Mike: I think about it, as well, Nancy. I don’t imagine that there were many of our friends and relatives that got to do that. Kind of unusual at that time… Didn’t MawMaw Liddell go on that trip, too?
Mike: “Whistler’s Mother” is the common name for the painting. The real name is Arrangement in Grey and Black No. 1 and it is part of the permanent collection at the Musee d’Orsay in Paris, France. When Will was in Paris, I had hoped that he would get to that museum and see it, but he did not have enough time. If I remember correctly, it is huge! I don’t think that it tours very often, so we participated in a rare event. You are right, I really have to appreciate that my parents went the extra mile. I was blessed.
Nancy: I knew the Mona Lisa had another name; I was just about to Google Whistler’s Mother and see what it was and also where it was housed. Thanks!!! I do remember it being big…but I didn’t know if that was just because we were little and it just seemed that way. LOL!!! What a great thing to have done in our life! I have some culture and didn’t even know it!!! LOL!!!

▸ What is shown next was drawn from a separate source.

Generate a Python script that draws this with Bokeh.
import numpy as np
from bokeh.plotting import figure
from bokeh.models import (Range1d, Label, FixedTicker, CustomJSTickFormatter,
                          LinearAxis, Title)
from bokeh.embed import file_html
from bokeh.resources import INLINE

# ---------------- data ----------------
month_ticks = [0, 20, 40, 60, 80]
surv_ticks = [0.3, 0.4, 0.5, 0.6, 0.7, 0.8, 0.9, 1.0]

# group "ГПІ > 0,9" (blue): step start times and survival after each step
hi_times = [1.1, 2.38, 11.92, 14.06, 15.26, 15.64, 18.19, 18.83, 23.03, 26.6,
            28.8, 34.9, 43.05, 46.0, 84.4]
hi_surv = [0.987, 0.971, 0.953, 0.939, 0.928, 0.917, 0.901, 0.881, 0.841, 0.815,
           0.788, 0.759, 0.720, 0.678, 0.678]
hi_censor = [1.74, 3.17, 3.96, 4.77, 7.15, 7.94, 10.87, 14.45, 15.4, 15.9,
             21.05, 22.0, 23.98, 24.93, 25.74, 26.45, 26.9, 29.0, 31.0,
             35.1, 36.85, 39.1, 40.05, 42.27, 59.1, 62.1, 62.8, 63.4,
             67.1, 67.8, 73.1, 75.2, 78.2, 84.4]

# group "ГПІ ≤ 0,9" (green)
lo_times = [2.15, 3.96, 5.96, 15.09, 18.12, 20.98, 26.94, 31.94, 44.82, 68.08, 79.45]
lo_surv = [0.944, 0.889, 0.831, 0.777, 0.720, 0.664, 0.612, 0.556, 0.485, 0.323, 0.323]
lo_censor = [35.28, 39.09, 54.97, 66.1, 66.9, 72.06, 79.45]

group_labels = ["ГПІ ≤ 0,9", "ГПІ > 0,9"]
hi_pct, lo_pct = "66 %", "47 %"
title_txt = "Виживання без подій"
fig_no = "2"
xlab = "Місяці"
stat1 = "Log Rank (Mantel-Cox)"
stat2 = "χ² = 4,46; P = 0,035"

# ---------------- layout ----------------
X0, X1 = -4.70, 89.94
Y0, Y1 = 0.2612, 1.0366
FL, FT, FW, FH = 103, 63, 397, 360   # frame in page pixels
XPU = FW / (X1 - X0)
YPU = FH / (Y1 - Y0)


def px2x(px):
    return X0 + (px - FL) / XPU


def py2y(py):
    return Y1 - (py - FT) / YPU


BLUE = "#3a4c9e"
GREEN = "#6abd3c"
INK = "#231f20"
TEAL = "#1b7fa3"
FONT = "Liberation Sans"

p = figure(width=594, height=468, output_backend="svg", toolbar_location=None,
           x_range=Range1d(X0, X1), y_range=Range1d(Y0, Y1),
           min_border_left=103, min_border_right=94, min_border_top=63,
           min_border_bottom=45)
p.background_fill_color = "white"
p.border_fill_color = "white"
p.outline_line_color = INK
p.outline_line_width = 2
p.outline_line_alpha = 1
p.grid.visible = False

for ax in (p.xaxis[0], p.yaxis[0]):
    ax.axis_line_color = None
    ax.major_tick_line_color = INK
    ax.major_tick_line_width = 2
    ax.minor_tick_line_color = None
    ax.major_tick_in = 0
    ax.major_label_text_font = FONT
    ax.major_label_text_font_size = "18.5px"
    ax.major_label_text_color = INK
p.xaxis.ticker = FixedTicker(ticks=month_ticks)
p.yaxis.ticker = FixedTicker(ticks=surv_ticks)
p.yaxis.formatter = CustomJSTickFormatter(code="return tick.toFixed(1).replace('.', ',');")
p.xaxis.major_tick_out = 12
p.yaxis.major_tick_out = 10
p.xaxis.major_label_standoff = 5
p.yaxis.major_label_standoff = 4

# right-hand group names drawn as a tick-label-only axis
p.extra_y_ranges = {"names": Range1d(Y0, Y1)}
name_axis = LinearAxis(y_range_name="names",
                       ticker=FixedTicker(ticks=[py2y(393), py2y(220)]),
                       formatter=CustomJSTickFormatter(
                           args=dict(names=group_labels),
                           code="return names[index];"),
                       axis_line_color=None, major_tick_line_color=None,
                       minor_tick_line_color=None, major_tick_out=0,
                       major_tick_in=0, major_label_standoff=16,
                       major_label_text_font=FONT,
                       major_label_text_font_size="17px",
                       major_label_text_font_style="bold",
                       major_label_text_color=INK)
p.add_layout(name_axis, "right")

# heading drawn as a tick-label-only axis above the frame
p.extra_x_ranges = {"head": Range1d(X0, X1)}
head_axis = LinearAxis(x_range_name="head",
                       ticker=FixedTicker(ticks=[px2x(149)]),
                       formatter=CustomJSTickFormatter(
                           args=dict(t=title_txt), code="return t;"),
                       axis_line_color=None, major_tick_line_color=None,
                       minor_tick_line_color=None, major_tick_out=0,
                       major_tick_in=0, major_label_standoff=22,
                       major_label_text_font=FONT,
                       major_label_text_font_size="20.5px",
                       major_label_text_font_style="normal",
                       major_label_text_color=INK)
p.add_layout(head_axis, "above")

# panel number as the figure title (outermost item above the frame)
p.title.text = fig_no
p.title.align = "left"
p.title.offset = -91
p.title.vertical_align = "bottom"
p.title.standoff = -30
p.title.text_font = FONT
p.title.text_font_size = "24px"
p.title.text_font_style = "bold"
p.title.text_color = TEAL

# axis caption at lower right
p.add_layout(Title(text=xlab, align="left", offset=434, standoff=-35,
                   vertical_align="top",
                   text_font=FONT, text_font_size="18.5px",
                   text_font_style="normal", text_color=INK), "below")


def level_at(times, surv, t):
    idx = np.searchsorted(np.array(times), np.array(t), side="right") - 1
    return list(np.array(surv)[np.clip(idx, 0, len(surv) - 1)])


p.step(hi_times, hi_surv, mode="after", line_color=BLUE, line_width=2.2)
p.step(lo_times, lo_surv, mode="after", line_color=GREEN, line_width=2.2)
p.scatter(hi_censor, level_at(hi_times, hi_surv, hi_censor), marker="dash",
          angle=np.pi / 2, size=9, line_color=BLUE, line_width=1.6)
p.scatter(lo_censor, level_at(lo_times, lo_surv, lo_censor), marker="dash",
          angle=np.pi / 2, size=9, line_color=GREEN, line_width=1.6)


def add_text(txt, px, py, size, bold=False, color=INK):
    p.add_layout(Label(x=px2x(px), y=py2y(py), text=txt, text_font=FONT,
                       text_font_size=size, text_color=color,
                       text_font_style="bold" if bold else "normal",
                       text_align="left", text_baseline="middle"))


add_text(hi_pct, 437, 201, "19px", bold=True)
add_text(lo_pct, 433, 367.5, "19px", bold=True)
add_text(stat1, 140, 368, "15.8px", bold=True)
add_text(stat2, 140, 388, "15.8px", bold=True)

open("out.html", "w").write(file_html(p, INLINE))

Mike: I thought the same thing about being little myself, so I am going to Google it and check size. (Pause) It is 4’9″X5’4″
Mike: 😊 I really appreciate your bringing this up. Do you remember if MawMaw Liddell went with us?
Mike: BTW, I just had an idea to blog this and I wanted your permission to use our conversation and your picture to use. I will post in FB. OK?
Nancy: I would be honored!!!
Mike: It was the Fall of 1962. I think it has had two or three other US trips. It is called “an American icon” and the American “Mona Lisa.”
Nancy: I can’t remember MawMaw being with us…but that doesn’t mean anything…LOL!!! I don’t think I went to see “The Three Lives of Thomasina” at the Fox (I had asked if she went on a movie outing when we were children). Maybe it was Beverly’s (another cousin) turn to do something with you. LOL! Funny, I was just going to ask you if you knew what year!! Gonna check back with you when I get back from church. Have a great Sunday! Love you SOOOOOO MUCH!!
The Facebook chat ended at this point, but my research did not. The following is more information about Whistler and the art exhibition those several years ago.
Whistler was annoyed with critics who called his painting, a portrait. In his 1890 book The Gentle Art of Making Enemies, he wrote:
“Take the picture of my mother, exhibited at the Royal Academy as an ‘Arrangement in Grey and Black.’ Now that is what it is. To me it is interesting as a picture of my mother; but what can or ought the public do to care about the identity of the portrait.”
In 1934 the U.S. Post office issued a stamp engraved with a stylized image of “Whistler’s Mother,” accompanied by the slogan “In Memory and In Honor of the Mothers of America.”
An 8-ft statue based on the painting was erected in 1938 in Ashland, Pennsylvania honoring mothers. Images of the painting have appeared in advertisements. Images of the subject have been shown watching a television. One advertisement had a slogan, “Whistler’s Mother is Off Her Rocker.”
The painting is now displayed at The Musee’ d’Orsay in Paris.
106 Atlanta arts patrons died in an airplane crash at Orly Airport in Paris, France on June 3, 1962. They were on a trip sponsored by the High Museum of Art. 130 people were killed in that horrible crash. Many prominent Atlantans were killed. The Atlanta arts patrons had viewed “Whistler’s Mother” at the Louvre. The Louvre, as a gesture of good will to the people of Atlanta, sent “Whistler’s Mother” to Atlanta to be exhibited at the High Museum of Art that fall.
Mike Green and Nancy Liddell Simpson were two youngsters in the crowd that Fall of 1962.
August 4, 2013
Pictured below are photographs of Whistler’s painting and the U.S. stamp honoring mothers. Also pictured are my cousin Nancy and myself. The author trusts that the reader can discern which is which.
2 thoughts on “Whistler’s Mother”
Mike, I too remember seeing this painting as a child. I was lucky enough to be a part of the Atlanta School of Art for Children as a child. Each week we would be taken to the different painting halls and taught about the many works housed there. I was so lucky to see many great art works that were at the High. I was also lucky that so many of the great artists in Atlanta were my teachers.They were so generous with their time teaching us about shadows, light and style. When the plane crashed in France I remember the feeling of such loss as I knew many of the instructors on that plane and as a child I was questionsed Why? for a long time.
Thank you, Libby, for sharing that! That experience must have been wonderful, especially in retrospect. Too bad we didn’t run into each other that Fall of ’62! Our paths crossed a little later! I am itching to see the new exhibition and cast my gaze upon “The Girl with a Pearl Earring!”